### Set problem
Using the entries that follow, collect the lines where the word "What" appears.

++++ Task data ++++

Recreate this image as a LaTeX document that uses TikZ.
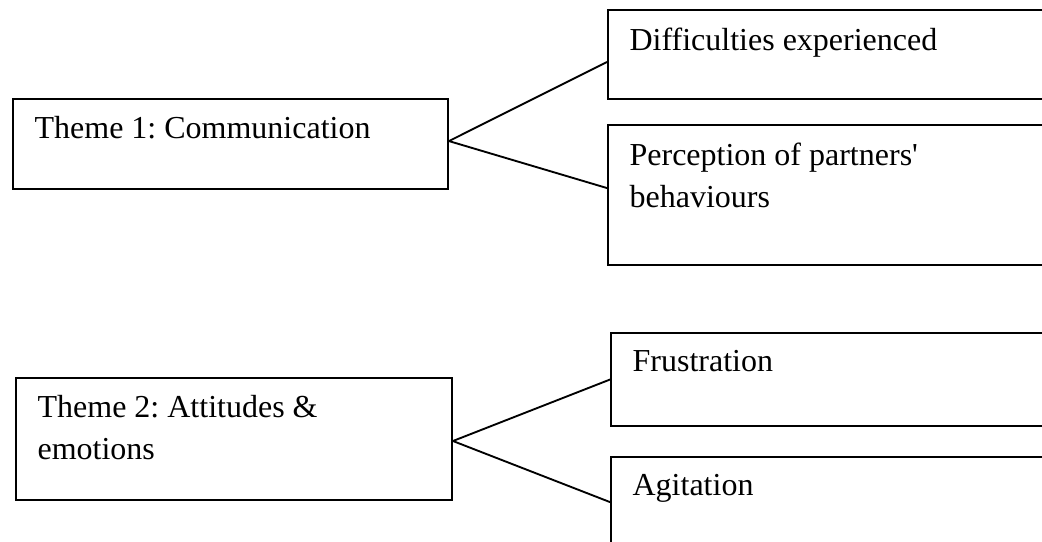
\documentclass[tikz,border=0pt]{standalone}
\usepackage{fontspec}
\setmainfont{Liberation Serif}
\usetikzlibrary{fit}
\frenchspacing

\begin{document}
\begin{tikzpicture}[
  x=0.375pt,y=-0.375pt,
  box/.style={draw,line width=0.7pt,inner sep=0pt},
  lbl/.style={anchor=north west,align=left,inner sep=0pt,font=\fontsize{12}{15.75}\selectfont},
  link/.style={line width=0.7pt}
]
  \useasboundingbox (0,0) rectangle (1042,541);
  % theme 1
  \node[box,fit={(13,99) (448,189)}] (t1) {};
  \node[box,fit={(608,10) (1050,99)}] (dif) {};
  \node[box,fit={(608,125) (1050,265)}] (per) {};
  \node[lbl] (t1l) at ([shift={(22,18)}]t1.north west) {Theme 1: Communication};
  \node[lbl] (difl) at ([shift={(22,18)}]dif.north west) {Difficulties experienced};
  \node[lbl] (perl) at ([shift={(22,18)}]per.north west) {Perception of partners\textquotesingle\\behaviours};
  \draw[link] ([yshift=1.1pt]t1.east) -- ([yshift=-2.8pt]dif.west);
  \draw[link] ([yshift=1.1pt]t1.east) -- ([yshift=2.6pt]per.west);
  % theme 2
  \node[box,fit={(16,378) (452,500)}] (t2) {};
  \node[box,fit={(611,333) (1050,426)}] (fru) {};
  \node[box,fit={(611,457) (1050,560)}] (agi) {};
  \node[lbl] (t2l) at ([shift={(22,18)}]t2.north west) {Theme 2: Attitudes \&\\emotions};
  \node[lbl] (frul) at ([shift={(22,18)}]fru.north west) {Frustration};
  \node[lbl] (agil) at ([shift={(22,18)}]agi.north west) {Agitation};
  \draw[link] ([yshift=-0.75pt]t2.east) -- (fru.west);
  \draw[link] ([yshift=-0.75pt]t2.east) -- ([yshift=2.4pt]agi.west);
\end{tikzpicture}
\end{document}
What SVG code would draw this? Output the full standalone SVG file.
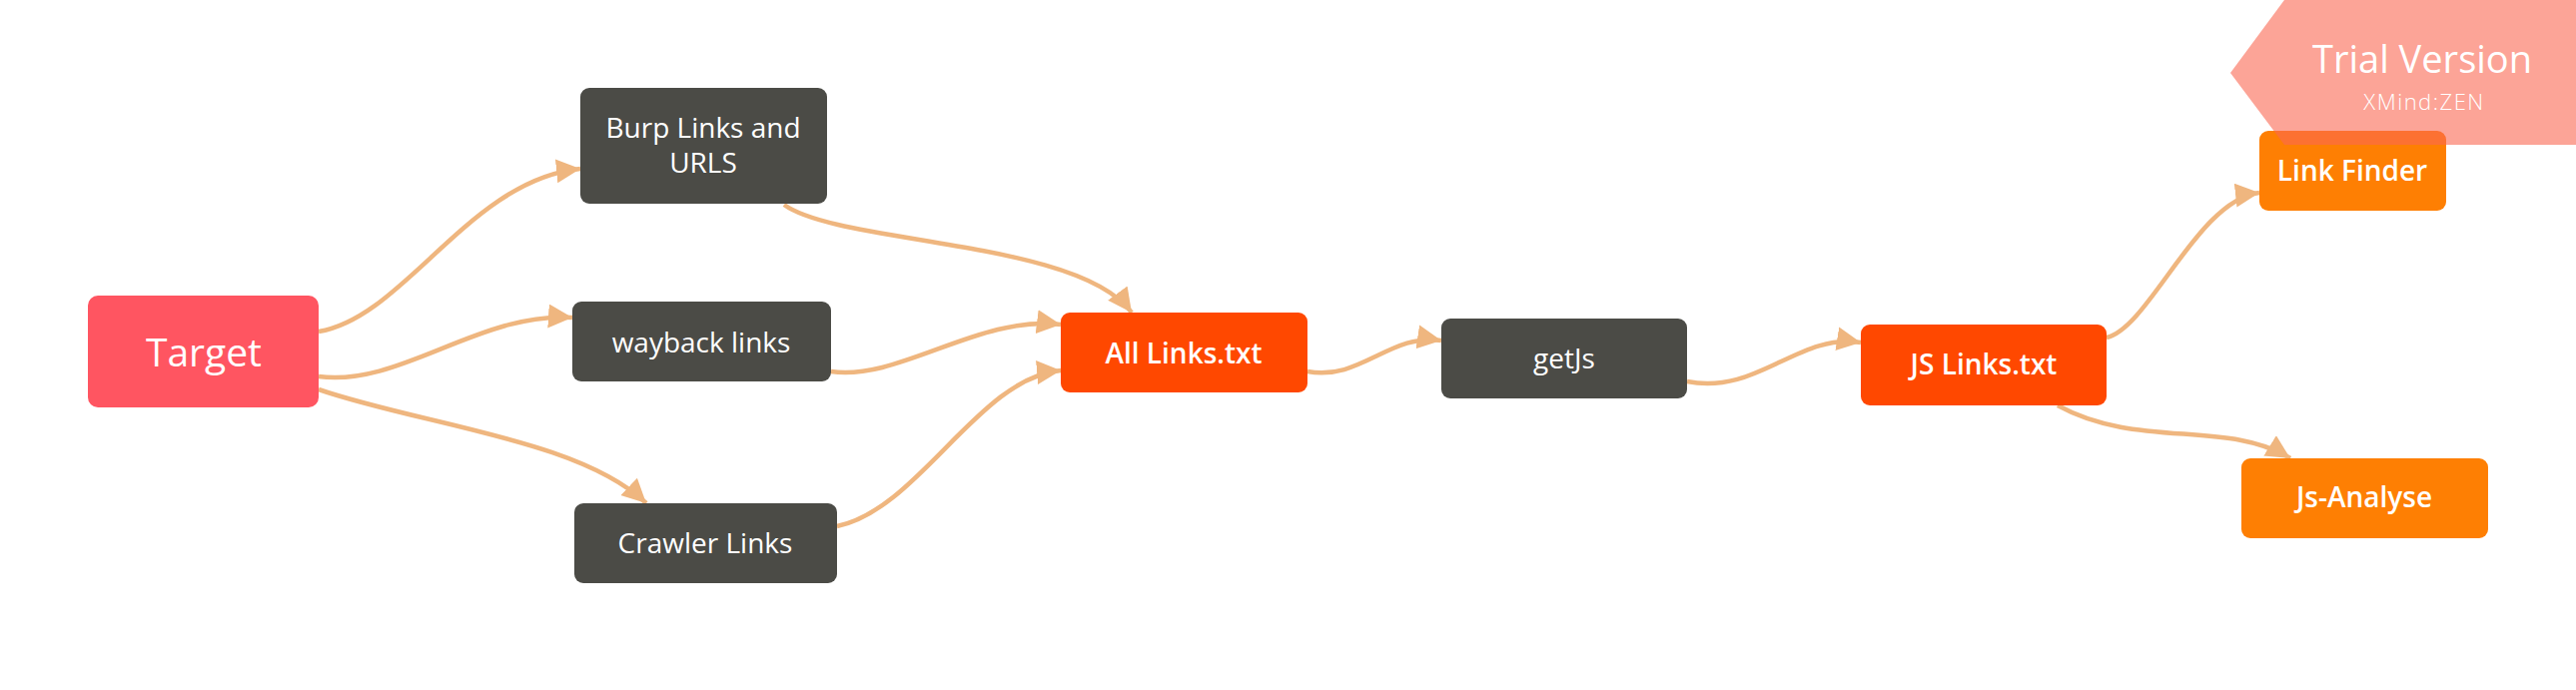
<svg xmlns="http://www.w3.org/2000/svg" width="2579" height="691" viewBox="0 0 2579 691">
<style>
.lbl{font-family:"Open Sans","Liberation Sans",sans-serif;fill:#FFFFFF;text-anchor:middle}
.dark{fill:#4B4B46}
.red{fill:#FF5561}
.hot{fill:#FF4800}
.org{fill:#FE7F03}
.conn{fill:none;stroke:#EFB67F;stroke-width:4.5}
</style>
<defs>
<marker id="arr" markerUnits="userSpaceOnUse" markerWidth="26" markerHeight="26" refX="24" refY="12" orient="auto">
<path d="M0,0 L24,12 L0,24 z" fill="#EFB67F"/>
</marker>
</defs>
<rect width="2579" height="691" fill="#FFFFFF"/>
<g id="connectors">
<path class="conn" marker-end="url(#arr)" d="M319,332 C405,318 470,180 581,169"/>
<path class="conn" marker-end="url(#arr)" d="M319,377 C400,388 480,312 573,318"/>
<path class="conn" marker-end="url(#arr)" d="M319,390 C420,425 580,440 647,504"/>
<path class="conn" marker-end="url(#arr)" d="M785,205 C840,245 1080,240 1133,313"/>
<path class="conn" marker-end="url(#arr)" d="M832,372 C900,382 980,315 1062,325"/>
<path class="conn" marker-end="url(#arr)" d="M838,527 C920,510 980,378 1062,371"/>
<path class="conn" marker-end="url(#arr)" d="M1309,372 C1362,382 1392,333 1443,341"/>
<path class="conn" marker-end="url(#arr)" d="M1689,382 C1760,396 1800,333 1863,343"/>
<path class="conn" marker-end="url(#arr)" d="M2109,338 C2152,328 2200,200 2262,193"/>
<path class="conn" marker-end="url(#arr)" d="M2060,406 C2140,450 2230,420 2293,459"/>
</g>
<g id="node-target">
<rect class="red" x="88" y="296" width="231" height="112" rx="10"/>
<text class="lbl" x="204" y="367" font-size="39" font-weight="500">Target</text>
</g>
<g id="node-burp">
<rect class="dark" x="581" y="88" width="247" height="116" rx="9"/>
<text class="lbl" x="704" y="138" font-size="28">Burp Links and</text>
<text class="lbl" x="704" y="173" font-size="28">URLS</text>
</g>
<g id="node-wayback">
<rect class="dark" x="573" y="302" width="259" height="80" rx="9"/>
<text class="lbl" x="702" y="353" font-size="28">wayback links</text>
</g>
<g id="node-crawler">
<rect class="dark" x="575" y="504" width="263" height="80" rx="9"/>
<text class="lbl" x="706" y="554" font-size="28">Crawler Links</text>
</g>
<g id="node-alllinks">
<rect class="hot" x="1062" y="313" width="247" height="80" rx="9"/>
<text class="lbl" x="1185" y="364" font-size="28" font-weight="600">All Links.txt</text>
</g>
<g id="node-getjs">
<rect class="dark" x="1443" y="319" width="246" height="80" rx="9"/>
<text class="lbl" x="1566" y="369" font-size="28">getJs</text>
</g>
<g id="node-jslinks">
<rect class="hot" x="1863" y="325" width="246" height="81" rx="9"/>
<text class="lbl" x="1986" y="375" font-size="28" font-weight="600">JS Links.txt</text>
</g>
<g id="node-linkfinder">
<rect class="org" x="2262" y="131" width="187" height="80" rx="9"/>
<text class="lbl" x="2355" y="181" font-size="28" font-weight="600">Link Finder</text>
</g>
<g id="node-jsanalyse">
<rect class="org" x="2244" y="459" width="247" height="80" rx="9"/>
<text class="lbl" x="2367" y="508" font-size="28" font-weight="600">Js-Analyse</text>
</g>
<g id="trial-banner">
<polygon points="2287,0 2579,0 2579,145 2287,145 2233,73" fill="#FA6852" fill-opacity="0.6"/>
<text class="lbl" x="2425" y="73" font-size="38">Trial Version</text>
<text class="lbl" x="2427" y="110" font-size="22" letter-spacing="1.5" font-weight="300">XMind:ZEN</text>
</g>
</svg>
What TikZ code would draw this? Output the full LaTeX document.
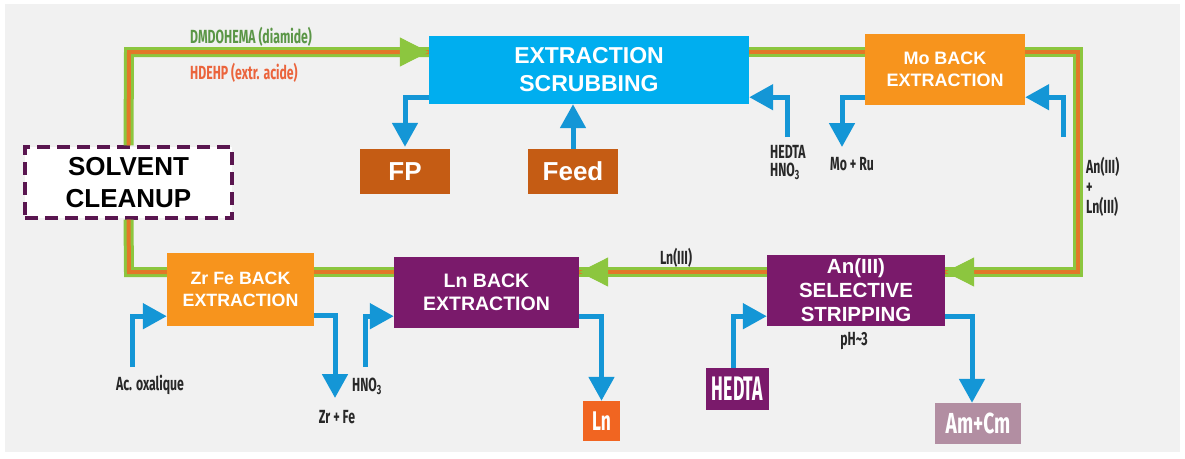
\documentclass[tikz,border=0pt]{standalone}
\usepackage{fontspec}
\setmainfont{Liberation Sans}
\newfontfamily\lblfont[FakeStretch=0.645]{Fira Sans}
\newfontfamily\hedfont[FakeStretch=0.52]{Fira Sans}
\newfontfamily\amfont[FakeStretch=0.66]{Fira Sans}
\usetikzlibrary{arrows.meta,calc}
\definecolor{bg}{RGB}{241,241,241}
\definecolor{cyanbox}{RGB}{0,174,239}
\definecolor{flowblue}{RGB}{20,150,214}
\definecolor{orbox}{RGB}{247,148,29}
\definecolor{brbox}{RGB}{197,92,20}
\definecolor{purbox}{RGB}{122,26,107}
\definecolor{lnbox}{RGB}{241,101,33}
\definecolor{ambox}{RGB}{178,142,162}
\definecolor{solvgreen}{RGB}{140,198,63}
\definecolor{solvorange}{RGB}{226,120,40}
\definecolor{dmgreen}{RGB}{90,150,70}
\definecolor{hdorange}{RGB}{235,100,60}
\definecolor{cleanpur}{RGB}{90,22,80}
\definecolor{lblgray}{RGB}{40,40,40}
\tikzset{
  proc/.style={inner sep=0pt, text=white, align=center},
  flow/.style={draw=flowblue, line width=5pt, -{Triangle[width=25pt,length=24pt]}},
  solvent/.style={draw=solvgreen, line width=3pt, double=solvorange, double distance=4pt},
  ghead/.style={draw=solvgreen, fill=solvgreen, line width=1pt, -{Triangle[width=29pt,length=29pt]}},
  lbl/.style={text=lblgray, inner sep=0pt, font=\lblfont\bfseries\fontsize{19}{20}\selectfont},
}
\begin{document}
\begin{tikzpicture}[x=1pt,y=-1pt]
\useasboundingbox (0,0) rectangle (1185,458);
\fill[white] (0,0) rectangle (1185,458);
\fill[bg] (5,4) rectangle (1180,452);

% process boxes
\node[proc, fill=cyanbox, minimum width=320pt, minimum height=68pt,
  font=\bfseries\fontsize{23}{28}\selectfont] (ext) at (589,70) {EXTRACTION\\SCRUBBING};
\node[proc, fill=orbox, minimum width=160pt, minimum height=71pt,
  font=\bfseries\fontsize{18}{22}\selectfont] (mo) at (945,69.5) {Mo BACK\\EXTRACTION};
\node[proc, fill=brbox, minimum width=90pt, minimum height=45pt,
  font=\bfseries\fontsize{26}{28}\selectfont] (fp) at (405,171.5) {FP};
\node[proc, fill=brbox, minimum width=90pt, minimum height=45pt,
  font=\bfseries\fontsize{26}{28}\selectfont] (feed) at (573,171.5) {Feed};
\node[proc, fill=orbox, minimum width=147pt, minimum height=73pt,
  font=\bfseries\fontsize{17.8}{22}\selectfont] (zr) at (240.5,289.5) {Zr Fe BACK\\EXTRACTION};
\node[proc, fill=purbox, minimum width=185pt, minimum height=71pt,
  font=\bfseries\fontsize{19.5}{23}\selectfont] (ln) at (486.5,292.5) {Ln BACK\\EXTRACTION};
\node[proc, fill=purbox, minimum width=178pt, minimum height=71pt,
  font=\bfseries\fontsize{20.5}{24}\selectfont] (an) at (856,290.5) {An(III)\\SELECTIVE\\STRIPPING};
\node[proc, fill=lnbox, minimum width=37pt, minimum height=40pt,
  font=\lblfont\bfseries\fontsize{27}{28}\selectfont] (lnp) at (601.5,421) {Ln};
\node[proc, fill=purbox, minimum width=63pt, minimum height=42pt,
  font=\hedfont\bfseries\fontsize{34}{36}\selectfont] (hedta) at (737.5,389) {HEDTA};
\node[proc, fill=ambox, minimum width=86pt, minimum height=41pt,
  font=\amfont\bfseries\fontsize{29}{30}\selectfont] (amcm) at (978,423.5) {Am+Cm};
\node[proc, fill=white, text=black, draw=cleanpur, line width=3.2pt, dash pattern=on 13pt off 7pt,
  minimum width=207pt, minimum height=71pt,
  font=\bfseries\fontsize{26}{32}\selectfont] (clean) at (128.5,182.5) {SOLVENT\\CLEANUP};

% labels
\node[lbl, text=dmgreen, anchor=north west] (dmdo) at (190,27) {DMDOHEMA (diamide)};
\node[lbl, text=hdorange, anchor=north west] (hdehp) at (190,63) {HDEHP (extr. acide)};
\node[lbl, anchor=north west, align=left, font=\lblfont\bfseries\fontsize{19}{18}\selectfont] (hedtahno) at (770,145) {HEDTA\\HNO\textsubscript{3}};
\node[lbl, anchor=north] (moru) at (852,157) {Mo + Ru};
\node[lbl, anchor=north west, align=left] (anln) at (1086,157) {An(III)\\+\\Ln(III)};
\node[lbl, anchor=north] (acox) at (150,375) {Ac. oxalique};
\node[lbl, anchor=north] (zrfe) at (337,410) {Zr + Fe};
\node[lbl, anchor=north] (hno) at (367,378) {HNO\textsubscript{3}};
\node[lbl, anchor=north] (lniii) at (676,248) {Ln(III)};
\node[lbl, anchor=north] (ph) at (854,332) {pH\textasciitilde3};

% solvent loop
\coordinate (ltop) at (129,52);
\coordinate (rtop) at (1078,52);
\coordinate (rbot) at (1078,272);
\coordinate (lbot) at (129,272);
\draw[solvent] (clean.north) -- (ltop) -- (ltop -| ext.west);
\draw[solvent] (ext.east |- ltop) -- (mo.west |- ltop);
\draw[solvent] (mo.east |- ltop) -- (rtop) -- (rbot) -- (an.east |- rbot);
\draw[solvent] (an.west |- rbot) -- (ln.east |- rbot);
\draw[solvent] (ln.west |- rbot) -- (zr.east |- rbot);
\draw[solvent] (zr.west |- rbot) -- (lbot) -- (clean.south);
\draw[ghead] ($(ltop -| ext.west)+(-4,0)$) -- (ltop -| ext.west);
\draw[ghead] ($(an.east |- rbot)+(4,0)$) -- (an.east |- rbot);
\draw[ghead] ($(ln.east |- rbot)+(4,0)$) -- (ln.east |- rbot);

% aqueous flows
\draw[flow] ($(ext.south west)+(0,-7)$) -| ($(fp.north)+(0,-2)$);
\draw[flow] (feed.north) -- (feed.north |- ext.south);
\draw[flow] ($(hedtahno.north west)+(17,-8)$) |- ($(ext.south east)+(0,-7)$);
\draw[flow] ($(mo.south west)+(0,-8)$) -| ($(moru.north)+(-10,-10)$);
\draw[flow] ($(anln.north west)+(-23,-20)$) |- ($(mo.south east)+(0,-8)$);
\draw[flow] ($(acox.north)+(-18,-8)$) |- ($(zr.south west)+(0,-10)$);
\draw[flow] ($(zr.south east)+(0,-11)$) -| ($(zrfe.north)+(-2,-12)$);
\draw[flow] ($(hno.north)+(-2,-11)$) |- ($(ln.south west)+(0,-12)$);
\draw[flow] ($(ln.south east)+(0,-12)$) -| (lnp.north);
\draw[flow] ($(hedta.north)+(-4,0)$) |- ($(an.south west)+(0,-10)$);
\draw[flow] ($(an.south east)+(0,-10)$) -| ($(amcm.north)+(-6,0)$);
\end{tikzpicture}
\end{document}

++++

### Problem solution
What SVG code would draw this? Output the full standalone SVG file.
What TikZ code would draw this? Output the full LaTeX document.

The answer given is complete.